Lo que nos permite, por lo tanto, competir con las máquinas es el proceso personal, siempre inacabado, de subjetivización de la cultura objetiva. Sin él, todos seríamos intercambiables y, por lo tanto, sustituibles.

Tercera. El fenómeno de más profundo calado en la evolución actual de la escuela es el de la creciente y diversa implicación de las familias en la educación intelectual de sus hijos. 

Cada vez gastan más en actividades extraescolares; cada vez dedican más tiempo a leerles cuentos; cada vez están más interesadas en que participen en acciones culturales. En la última década, las familias han multiplicado por 20 lo que gastan en actividades extraescolares. 

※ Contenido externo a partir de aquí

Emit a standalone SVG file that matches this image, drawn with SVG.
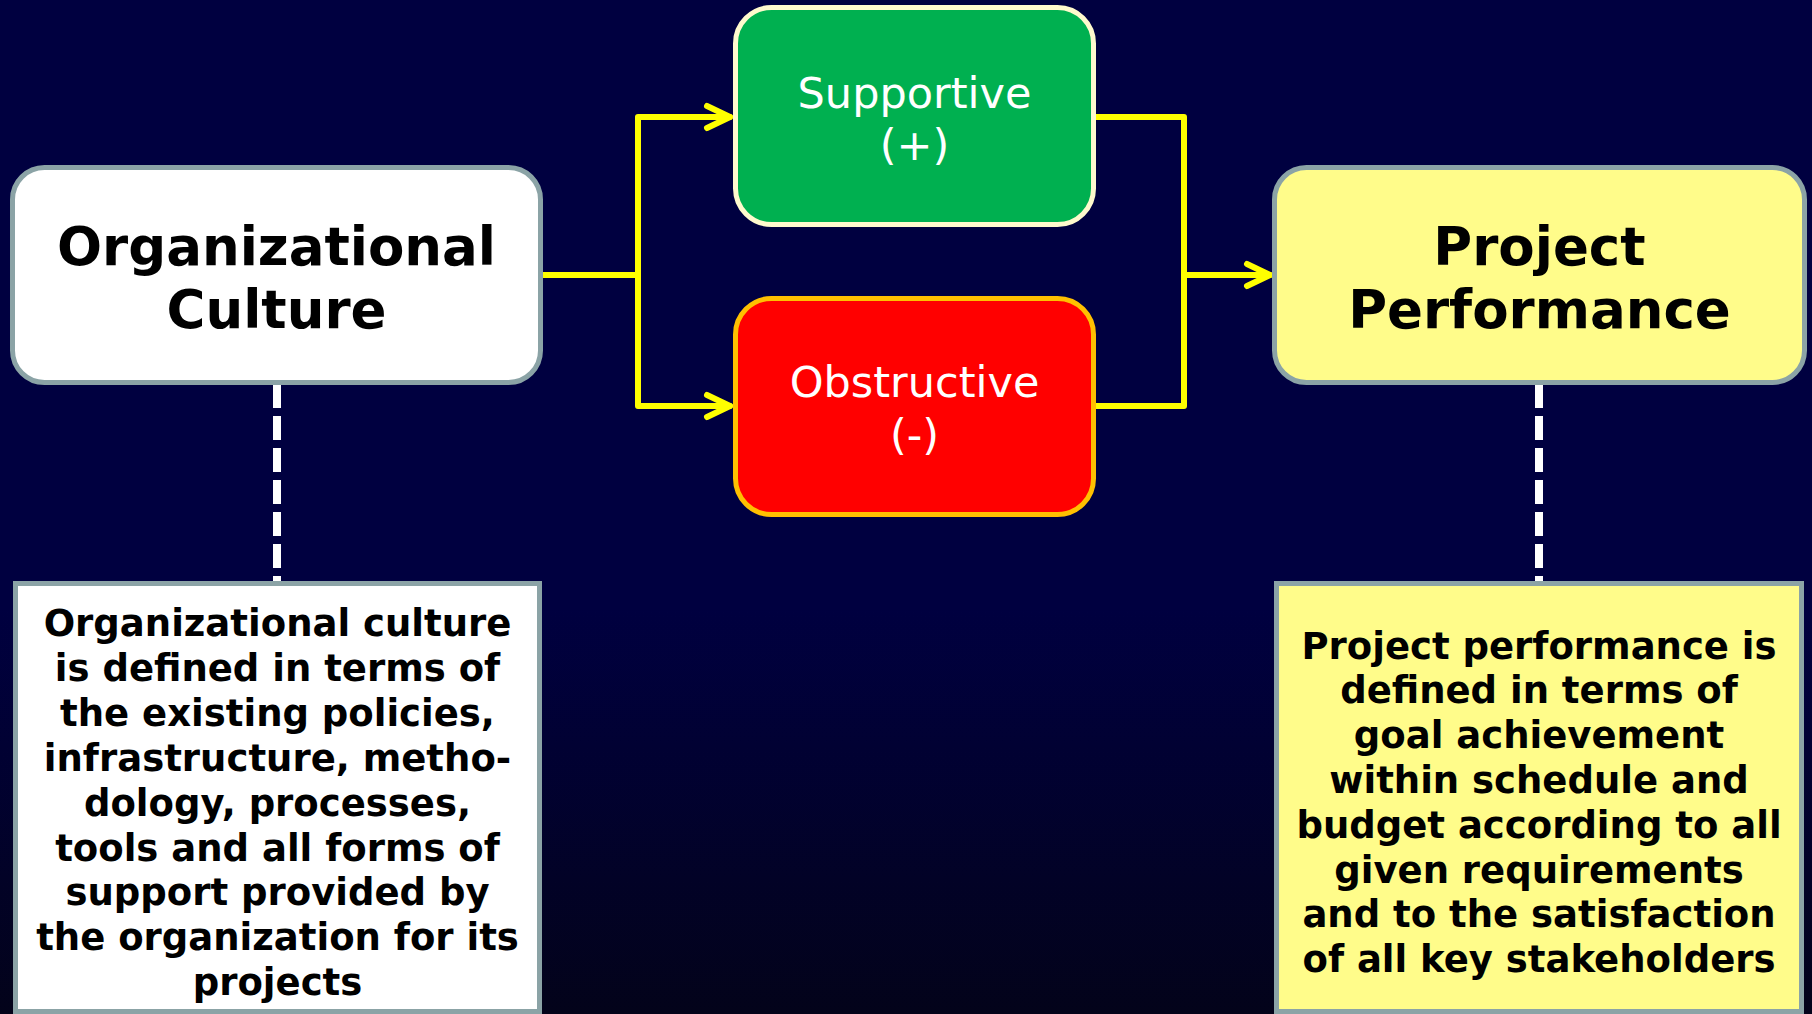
<svg xmlns="http://www.w3.org/2000/svg" width="1812" height="1014" viewBox="0 0 1812 1014">
<defs>
<linearGradient id="bg" x1="0" y1="0" x2="0" y2="1">
<stop offset="0" stop-color="#000040"/>
<stop offset="0.6" stop-color="#000040"/>
<stop offset="1" stop-color="#03031a"/>
</linearGradient>
<marker id="arr" markerUnits="userSpaceOnUse" markerWidth="40" markerHeight="40" viewBox="-30 -20 40 40" refX="0" refY="0" orient="auto">
<path d="M-23,-11 L0,0 L-23,11" fill="none" stroke="#FFFF00" stroke-width="6" stroke-linecap="round" stroke-linejoin="round"/>
</marker>
<style>
.title{font-family:"DejaVu Sans",Verdana,sans-serif;font-weight:bold;font-size:53px;fill:#000;text-anchor:middle}
.mid{font-family:"DejaVu Sans",Verdana,sans-serif;font-size:43px;fill:#fff;text-anchor:middle}
.desc{font-family:"DejaVu Sans",Verdana,sans-serif;font-weight:bold;font-size:37px;fill:#000;text-anchor:middle}
.grey{stroke:#8BA3A6;stroke-width:5}
.conn{fill:none;stroke:#FFFF00;stroke-width:6;stroke-linecap:round;stroke-linejoin:round}
.dash{fill:none;stroke:#FFFFFF;stroke-width:8;stroke-dasharray:24 8}
</style>
</defs>
<rect x="0" y="0" width="1812" height="1014" fill="url(#bg)"/>

<g id="connectors">
<path class="conn" d="M543,275 H638"/>
<path class="conn" d="M638,275 V117 H730" marker-end="url(#arr)"/>
<path class="conn" d="M638,275 V406 H730" marker-end="url(#arr)"/>
<path class="conn" d="M1095,117 H1184 V406 H1095"/>
<path class="conn" d="M1184,275 H1270" marker-end="url(#arr)"/>
<path class="dash" d="M277,384 V581"/>
<path class="dash" d="M1539,384 V581"/>
</g>

<g id="org-culture">
<rect class="grey" x="12.5" y="167.5" width="528" height="215" rx="32" fill="#FFFFFF"/>
<text class="title" x="276.5" y="265">Organizational</text>
<text class="title" x="276.5" y="328">Culture</text>
</g>

<g id="supportive">
<rect x="735.5" y="7.5" width="358" height="217" rx="36" fill="#00B050" stroke="#FFFACD" stroke-width="5"/>
<text class="mid" x="914.5" y="108">Supportive</text>
<text class="mid" x="914.5" y="160">(+)</text>
</g>

<g id="obstructive">
<rect x="735.5" y="298.5" width="358" height="216" rx="36" fill="#FF0000" stroke="#FFC000" stroke-width="5"/>
<text class="mid" x="914.5" y="397">Obstructive</text>
<text class="mid" x="914.5" y="450">(-)</text>
</g>

<g id="project-performance">
<rect class="grey" x="1274.5" y="167.5" width="530" height="215" rx="32" fill="#FFFC8A"/>
<text class="title" x="1539.5" y="265">Project</text>
<text class="title" x="1539.5" y="328">Performance</text>
</g>

<g id="org-culture-def">
<rect class="grey" x="15.5" y="583.5" width="524" height="428" fill="#FFFFFF"/>
<text class="desc" x="277.5" y="636">Organizational culture</text>
<text class="desc" x="277.5" y="680.9">is defined in terms of</text>
<text class="desc" x="277.5" y="725.8">the existing policies,</text>
<text class="desc" x="277.5" y="770.7">infrastructure, metho-</text>
<text class="desc" x="277.5" y="815.6">dology, processes,</text>
<text class="desc" x="277.5" y="860.5">tools and all forms of</text>
<text class="desc" x="277.5" y="905.4">support provided by</text>
<text class="desc" x="277.5" y="950.3">the organization for its</text>
<text class="desc" x="277.5" y="995.2">projects</text>
</g>

<g id="project-performance-def">
<rect class="grey" x="1276.5" y="583.5" width="525" height="428" fill="#FFFC8A"/>
<text class="desc" x="1539" y="658.5">Project performance is</text>
<text class="desc" x="1539" y="703.3">defined in terms of</text>
<text class="desc" x="1539" y="748.1">goal achievement</text>
<text class="desc" x="1539" y="792.9">within schedule and</text>
<text class="desc" x="1539" y="837.7">budget according to all</text>
<text class="desc" x="1539" y="882.5">given requirements</text>
<text class="desc" x="1539" y="927.3">and to the satisfaction</text>
<text class="desc" x="1539" y="972.1">of all key stakeholders</text>
</g>
</svg>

Parece claro que las familias que pueden permitírselo están asumiendo las riendas de la trayectoria educativa de sus hijos y en ella la escuela sigue ocupando un lugar importante, pero menguante. 

Las diferencias entre los que solo disponen de la escuela para adquirir conocimientos y los que ven en ella una parte de su formación intelectual irán, sin duda, creciendo, especialmente si la lógica pedagógica se divorcia de la lógica familiar. Y lamento, sinceramente, sospechar que sea eso lo que está comenzando a pasar.